ModelDB - A system to manage machine learning models

Introduction

ModelDB is an end-to-end system to manage machine learning models. It ingests models and associated metadata as models are being trained, stores model data in a structured format, and surfaces it through a web-frontend for rich querying. ModelDB can be used with any ML environment via the ModelDB Light API. ModelDB native clients can be used for advanced support in spark.ml and scikit-learn.

For more info see here.

Deploying ModelDB

Use the below commands to deploy ModelDB.

ks generate modeldb modeldb
ks apply default -c modeldb

Concepts

  • ModelDB organizes model data in a 3-level model hierarchy, from bottom to top -
  1. ExperimentRun: every execution of a script/program creates an ExperimentRun.
  2. Experiment: related ExperimentRuns can be grouped into an Experiment (e.g., “running hyperparameter optimization for the Neural Network”).
  3. Project: Finally, all Experiments and ExperimentRuns belong to a Project (e.g., “churn prediction”).
  • Classes -
  1. Datasets takes filepaths and optional metadata. Associate a tag (key) for each Dataset (value).
  2. Model takes model type, model and path to model as arguments.
  3. ModelConfig takes model type and model config.
  4. ModelMetrics takes what metric to use as argument.

Using ModelDB

After ModelDB is deployed and modeldb-db, modeldb-backend and modeldb-frontend pods are running -

  1. Install ModelDB
pip install modeldb
  1. Loading Metrics from Python

You can use Jupyter notebooks or a Python file for your model script.
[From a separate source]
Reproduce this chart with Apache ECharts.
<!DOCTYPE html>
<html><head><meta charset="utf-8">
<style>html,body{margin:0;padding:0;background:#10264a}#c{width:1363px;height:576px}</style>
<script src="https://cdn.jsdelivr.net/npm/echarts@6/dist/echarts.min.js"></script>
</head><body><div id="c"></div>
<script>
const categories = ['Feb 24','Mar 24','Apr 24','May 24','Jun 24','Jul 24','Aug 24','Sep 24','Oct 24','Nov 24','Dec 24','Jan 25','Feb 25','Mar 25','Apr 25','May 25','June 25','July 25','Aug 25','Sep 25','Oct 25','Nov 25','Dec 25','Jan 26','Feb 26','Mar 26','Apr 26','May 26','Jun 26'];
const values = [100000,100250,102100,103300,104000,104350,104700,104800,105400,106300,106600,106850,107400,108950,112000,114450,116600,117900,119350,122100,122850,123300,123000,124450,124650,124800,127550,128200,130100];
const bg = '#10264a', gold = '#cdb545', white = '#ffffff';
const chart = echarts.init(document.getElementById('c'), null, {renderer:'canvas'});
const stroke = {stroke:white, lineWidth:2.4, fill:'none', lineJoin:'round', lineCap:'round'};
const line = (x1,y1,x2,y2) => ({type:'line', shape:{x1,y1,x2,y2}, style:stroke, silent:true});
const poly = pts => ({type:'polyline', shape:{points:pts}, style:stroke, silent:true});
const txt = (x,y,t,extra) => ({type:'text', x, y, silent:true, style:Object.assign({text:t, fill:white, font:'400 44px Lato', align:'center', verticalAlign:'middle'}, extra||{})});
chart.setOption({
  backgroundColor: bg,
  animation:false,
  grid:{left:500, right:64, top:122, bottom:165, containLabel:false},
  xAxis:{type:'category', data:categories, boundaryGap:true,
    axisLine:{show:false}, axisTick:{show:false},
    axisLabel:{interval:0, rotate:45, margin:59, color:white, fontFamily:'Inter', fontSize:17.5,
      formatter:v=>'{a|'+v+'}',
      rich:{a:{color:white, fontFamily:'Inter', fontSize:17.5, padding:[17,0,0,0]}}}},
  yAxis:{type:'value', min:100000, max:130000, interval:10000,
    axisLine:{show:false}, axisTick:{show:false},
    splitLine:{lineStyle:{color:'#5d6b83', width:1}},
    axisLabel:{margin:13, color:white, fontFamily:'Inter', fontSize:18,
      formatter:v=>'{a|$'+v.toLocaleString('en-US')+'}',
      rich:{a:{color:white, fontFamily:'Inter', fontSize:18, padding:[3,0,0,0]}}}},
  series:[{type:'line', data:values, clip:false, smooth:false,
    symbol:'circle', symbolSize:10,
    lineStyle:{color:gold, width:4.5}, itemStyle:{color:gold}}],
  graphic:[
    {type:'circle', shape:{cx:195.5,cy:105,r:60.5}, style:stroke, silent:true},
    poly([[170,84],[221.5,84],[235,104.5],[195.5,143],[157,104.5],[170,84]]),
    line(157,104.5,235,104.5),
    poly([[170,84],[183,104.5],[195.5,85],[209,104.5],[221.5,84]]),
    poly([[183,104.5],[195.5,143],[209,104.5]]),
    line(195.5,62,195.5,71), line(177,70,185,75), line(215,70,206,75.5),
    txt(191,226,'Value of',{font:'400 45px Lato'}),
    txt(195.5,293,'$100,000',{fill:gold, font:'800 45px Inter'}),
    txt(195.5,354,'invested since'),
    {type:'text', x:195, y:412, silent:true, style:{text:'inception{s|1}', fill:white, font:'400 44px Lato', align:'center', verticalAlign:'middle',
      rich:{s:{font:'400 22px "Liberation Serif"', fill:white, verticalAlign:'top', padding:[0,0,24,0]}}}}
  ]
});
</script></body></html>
ModelDBSyncer is the object that logs models and operations to the ModelDB backend. You can initialize the Syncer with your specified configurations as shown below.
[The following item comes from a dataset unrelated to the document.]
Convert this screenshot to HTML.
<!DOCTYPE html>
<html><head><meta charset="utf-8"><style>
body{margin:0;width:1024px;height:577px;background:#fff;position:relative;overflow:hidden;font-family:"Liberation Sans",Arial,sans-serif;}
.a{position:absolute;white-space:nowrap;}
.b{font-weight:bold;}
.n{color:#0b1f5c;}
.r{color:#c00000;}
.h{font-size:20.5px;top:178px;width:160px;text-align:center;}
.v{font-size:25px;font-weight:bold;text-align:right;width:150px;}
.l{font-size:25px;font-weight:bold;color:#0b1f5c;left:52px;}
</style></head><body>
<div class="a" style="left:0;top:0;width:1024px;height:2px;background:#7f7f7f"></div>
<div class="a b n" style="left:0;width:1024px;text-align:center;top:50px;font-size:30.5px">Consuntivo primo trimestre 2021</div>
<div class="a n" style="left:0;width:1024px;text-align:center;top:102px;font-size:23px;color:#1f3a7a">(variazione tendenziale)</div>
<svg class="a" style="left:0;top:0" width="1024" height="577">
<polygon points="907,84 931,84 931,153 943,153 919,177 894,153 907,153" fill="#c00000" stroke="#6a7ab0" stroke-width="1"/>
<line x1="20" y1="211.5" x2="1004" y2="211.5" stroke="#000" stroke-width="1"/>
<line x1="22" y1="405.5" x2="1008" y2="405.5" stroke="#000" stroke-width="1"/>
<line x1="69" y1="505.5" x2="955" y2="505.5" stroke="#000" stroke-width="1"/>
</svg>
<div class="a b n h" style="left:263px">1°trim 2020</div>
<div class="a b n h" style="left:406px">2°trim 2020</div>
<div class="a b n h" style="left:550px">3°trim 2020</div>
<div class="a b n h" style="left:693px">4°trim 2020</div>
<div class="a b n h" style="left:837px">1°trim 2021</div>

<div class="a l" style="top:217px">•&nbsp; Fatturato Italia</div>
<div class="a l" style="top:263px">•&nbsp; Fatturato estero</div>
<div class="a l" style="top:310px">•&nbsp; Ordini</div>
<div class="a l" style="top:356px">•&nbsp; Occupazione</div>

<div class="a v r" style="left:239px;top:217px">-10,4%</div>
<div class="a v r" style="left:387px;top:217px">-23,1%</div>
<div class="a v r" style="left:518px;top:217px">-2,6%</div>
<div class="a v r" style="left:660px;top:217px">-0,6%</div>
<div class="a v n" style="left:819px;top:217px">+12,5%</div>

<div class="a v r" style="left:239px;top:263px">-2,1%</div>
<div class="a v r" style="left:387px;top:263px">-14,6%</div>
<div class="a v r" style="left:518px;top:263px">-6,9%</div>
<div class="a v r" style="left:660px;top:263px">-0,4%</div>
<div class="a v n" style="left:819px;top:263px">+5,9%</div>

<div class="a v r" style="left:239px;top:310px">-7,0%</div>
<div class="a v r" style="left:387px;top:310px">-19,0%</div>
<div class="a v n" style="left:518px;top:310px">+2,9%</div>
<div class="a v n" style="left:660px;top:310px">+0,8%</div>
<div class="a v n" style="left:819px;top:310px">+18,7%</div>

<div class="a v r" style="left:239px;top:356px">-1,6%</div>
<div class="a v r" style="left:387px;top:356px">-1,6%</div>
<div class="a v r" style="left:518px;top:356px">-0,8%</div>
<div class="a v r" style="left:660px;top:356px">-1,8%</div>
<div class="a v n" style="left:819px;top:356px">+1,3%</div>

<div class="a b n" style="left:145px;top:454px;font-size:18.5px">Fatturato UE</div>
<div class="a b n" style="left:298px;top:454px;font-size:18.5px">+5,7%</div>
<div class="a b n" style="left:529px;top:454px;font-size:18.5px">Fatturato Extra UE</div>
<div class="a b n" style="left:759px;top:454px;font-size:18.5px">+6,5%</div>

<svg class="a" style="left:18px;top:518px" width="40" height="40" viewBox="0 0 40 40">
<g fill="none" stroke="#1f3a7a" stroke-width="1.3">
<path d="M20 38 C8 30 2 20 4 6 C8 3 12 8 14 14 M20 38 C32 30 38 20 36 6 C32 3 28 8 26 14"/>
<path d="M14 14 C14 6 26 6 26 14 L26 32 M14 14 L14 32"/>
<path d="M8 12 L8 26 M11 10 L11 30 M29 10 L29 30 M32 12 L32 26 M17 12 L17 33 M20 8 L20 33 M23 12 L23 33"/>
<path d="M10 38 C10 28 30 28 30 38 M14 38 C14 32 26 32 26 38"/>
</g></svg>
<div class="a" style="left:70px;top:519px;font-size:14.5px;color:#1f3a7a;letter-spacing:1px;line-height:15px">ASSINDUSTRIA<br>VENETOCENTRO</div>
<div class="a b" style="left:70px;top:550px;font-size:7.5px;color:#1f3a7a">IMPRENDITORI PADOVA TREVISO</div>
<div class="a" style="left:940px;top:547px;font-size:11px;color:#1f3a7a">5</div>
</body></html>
Create a syncer using a convenience API

   syncer_obj = Syncer.create_syncer("Project Name", 
   "test_user", 
   "project description", 
   host="modeldb-backend")

For other ways of initializing the syncer see here.

  1. Sync Information

Initialize the Dataset, Model, ModelConfig, ModelMetrics classes with the needed information as arguments then call the sync methods on the Syncer object. Finally, call syncer_obj.sync().

   # create Datasets by specifying their filepaths and optional metadata
   # associate a tag (key) for each Dataset (value)
   datasets = {
    "train" : Dataset("/path/to/train", {"num_cols" : 15, "dist" : "random"}),
    "test" : Dataset("/path/to/test", {"num_cols" : 15, "dist" : "gaussian"})
   }

   # create the Model, ModelConfig, and ModelMetrics instances
   model = "model_obj"
   model_type = "NN"
   mdb_model1 = Model(model_type, model, "/path/to/model1")
   model_config1 = ModelConfig(model_type, {"l1" : 10})
   model_metrics1 = ModelMetrics({"accuracy" : 0.8})
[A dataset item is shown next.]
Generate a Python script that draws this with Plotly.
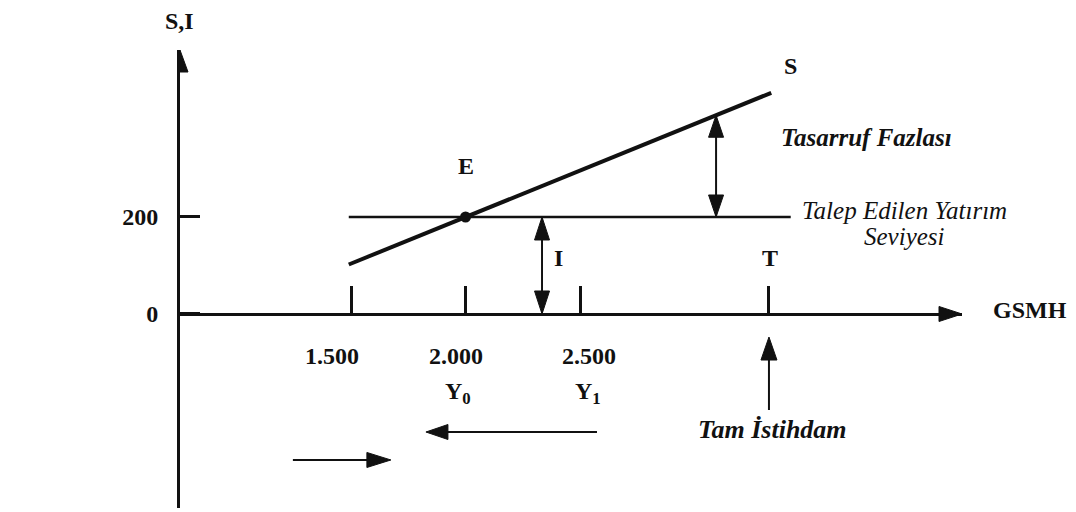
import numpy as np
import plotly.graph_objects as go

# ---------------- data ----------------
x_tick_values = [1500, 2000, 2500]
x_tick_labels = ["1.500", "2.000", "2.500"]
income_levels = [2000, 2500]
income_labels = ["Y<sub>0</sub>", "Y<sub>1</sub>"]
y_tick_values = [0, 200]
y_tick_labels = ["0", "200"]
full_employment_gnp = 3325
saving_gnp = [1490, 3335]
saving_level = [102, 456]
investment_gnp = [1490, 3420]
investment_level = [200, 200]
equilibrium_gnp = [2000]
equilibrium_level = [200]
investment_arrow_gnp = 2334
surplus_arrow_gnp = 3094

X_RANGE = [753, 4168]
Y_RANGE = [-400, 544.3]

INK = "#111111"
SERIF = "Liberation Serif"


def font(size=24, bold=True, italic=False):
    return dict(family=SERIF, size=size, color=INK,
                weight="bold" if bold else "normal",
                style="italic" if italic else "normal")


def head(x, y, direction, length=22, half=8):
    if direction == "up":
        p = f"M0,0 L{-half},{-length} L{half},{-length} Z"
    elif direction == "down":
        p = f"M0,0 L{-half},{length} L{half},{length} Z"
    elif direction == "left":
        p = f"M0,0 L{length},{half} L{length},{-half} Z"
    else:
        p = f"M0,0 L{-length},{half} L{-length},{-half} Z"
    return dict(type="path", xref="x", yref="y", xsizemode="pixel",
                ysizemode="pixel", xanchor=x, yanchor=y, path=p,
                fillcolor=INK, line=dict(color=INK, width=1), layer="above")


def shaft(x0, y0, x1, y1, width=2):
    return dict(type="line", xref="x", yref="y", x0=x0, y0=y0, x1=x1, y1=y1,
                line=dict(color=INK, width=width), layer="above")


fig = go.Figure()
fig.add_trace(go.Scatter(x=investment_gnp, y=investment_level, mode="lines",
                         line=dict(color=INK, width=2.5), hoverinfo="skip"))
fig.add_trace(go.Scatter(x=saving_gnp, y=saving_level, mode="lines",
                         line=dict(color=INK, width=4), hoverinfo="skip"))
fig.add_trace(go.Scatter(x=equilibrium_gnp, y=equilibrium_level, mode="markers",
                         marker=dict(color=INK, size=11), hoverinfo="skip"))

surplus_top = float(np.interp(surplus_arrow_gnp, saving_gnp, saving_level))

shapes = [
    # axis arrow heads
    head(X_RANGE[0], Y_RANGE[1], "up", 22, 8),
    head(X_RANGE[1], 0, "right", 23, 7.5),
    # I arrow
    shaft(investment_arrow_gnp, 0, investment_arrow_gnp, investment_level[0]),
    head(investment_arrow_gnp, investment_level[0], "up", 23, 7.5),
    head(investment_arrow_gnp, 0, "down", 23, 7.5),
    # saving surplus arrow
    shaft(surplus_arrow_gnp, investment_level[0], surplus_arrow_gnp, surplus_top),
    head(surplus_arrow_gnp, surplus_top, "up", 22, 7.5),
    head(surplus_arrow_gnp, investment_level[0], "down", 22, 7.5),
    # full employment arrow
    shaft(full_employment_gnp, -198, full_employment_gnp, -60),
    head(full_employment_gnp, -47.5, "up", 23, 8),
    # movement arrows
    shaft(2574, -243.3, 1880, -243.3),
    head(1827, -243.3, "left", 22, 7.5),
    shaft(1246, -301, 1620, -301),
    head(1674, -301, "right", 24, 7.5),
]

ann = []
for v, t, dx in zip(x_tick_values, x_tick_labels, [-19, -10, 9]):
    ann.append(dict(x=v, y=-86.6, text=t, showarrow=False, xshift=dx,
                    font=font(24)))
for v, t, dx in zip(income_levels, income_labels, [-8, 8]):
    ann.append(dict(x=v, y=-163, text=t, showarrow=False, xshift=dx,
                    font=font(24)))

labels = [
    (3421, 511, "S", font(24)),
    (2000, 305, "E", font(24)),
    (2408, 115.4, "I", font(24)),
    (3329, 115, "T", font(24)),
    (3753, 362.9, "Tasarruf Fazlası", font(25, True, True)),
    (3919, 214.4, "Talep Edilen Yatırım", font(25, False, True)),
    (3915, 160.8, "Seviyesi", font(25, False, True)),
    (full_employment_gnp + 17, -239, "Tam İstihdam", font(26, True, True)),
]
for x, y, t, f in labels:
    ann.append(dict(x=x, y=y, text=t, showarrow=False, font=f,
                    xanchor="center", yanchor="middle"))

# labels that sit outside the axis ranges (placed in paper space)
ann.append(dict(xref="paper", yref="paper", x=-0.001, y=1.0633, text="S,I",
                showarrow=False, font=font(24),
                xanchor="center", yanchor="middle"))
ann.append(dict(xref="paper", yref="y", x=1.087, y=8.2, text="GSMH",
                showarrow=False, font=font(24),
                xanchor="center", yanchor="middle"))

x_position = (0 - Y_RANGE[0]) / (Y_RANGE[1] - Y_RANGE[0])

fig.update_layout(
    width=1076, height=512,
    margin=dict(l=180, r=114, t=50, b=4),
    paper_bgcolor="white", plot_bgcolor="rgba(0,0,0,0)",
    showlegend=False,
    shapes=shapes, annotations=ann,
    xaxis=dict(range=X_RANGE, anchor="free", position=x_position,
               showline=True, linecolor=INK, linewidth=2.5,
               ticks="inside", ticklen=27, tickwidth=2.5, tickcolor=INK,
               tickvals=x_tick_values + [full_employment_gnp],
               showticklabels=False, showgrid=False, zeroline=False,
               fixedrange=True),
    yaxis=dict(range=Y_RANGE, showline=True, linecolor=INK, linewidth=3,
               ticks="inside", ticklen=20, tickwidth=2.5, tickcolor=INK,
               tickvals=y_tick_values, ticktext=y_tick_labels,
               tickfont=font(24), ticklabelstandoff=14,
               showgrid=False, zeroline=False, fixedrange=True),
)

fig.write_html("out.html", config={"displayModeBar": False},
               post_script="document.body.style.margin='0px';")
   # sync the datasets to modeldb
   syncer_obj.sync_datasets(datasets)

   # sync the model with its model config and specify which dataset tag to use for it
   syncer_obj.sync_model("train", model_config1, mdb_model1)

   # sync the metrics to the model and also specify which dataset tag to use for it
   syncer_obj.sync_metrics("test", mdb_model1, model_metrics1)

   syncer_obj.sync()

The code for the API can be found in ModelDbSyncerBase.py, where the Syncer, Dataset, Model, ModelConfig, ModelMetrics classes and their methods are declared.

For other methods of logging please refer to the ModelDB docs here.

  1. Port-forward the modeldb-frontend pod to port 3000.
   kubectl port-forward service/modeldb-frontend 3000 -n kubeflow
  1. Run your model in the browser at https://localhost:3000/.

Samples

BasicWorkflow.py and BasicSyncAll.py show how ModelDB’s Light API can be used. The former shows how each dataset, model, model configuration, and model metrics can be initialized and synced to ModelDB, while the latter shows a simple sync_all method where all the data can be imported from a JSON or a YAML file.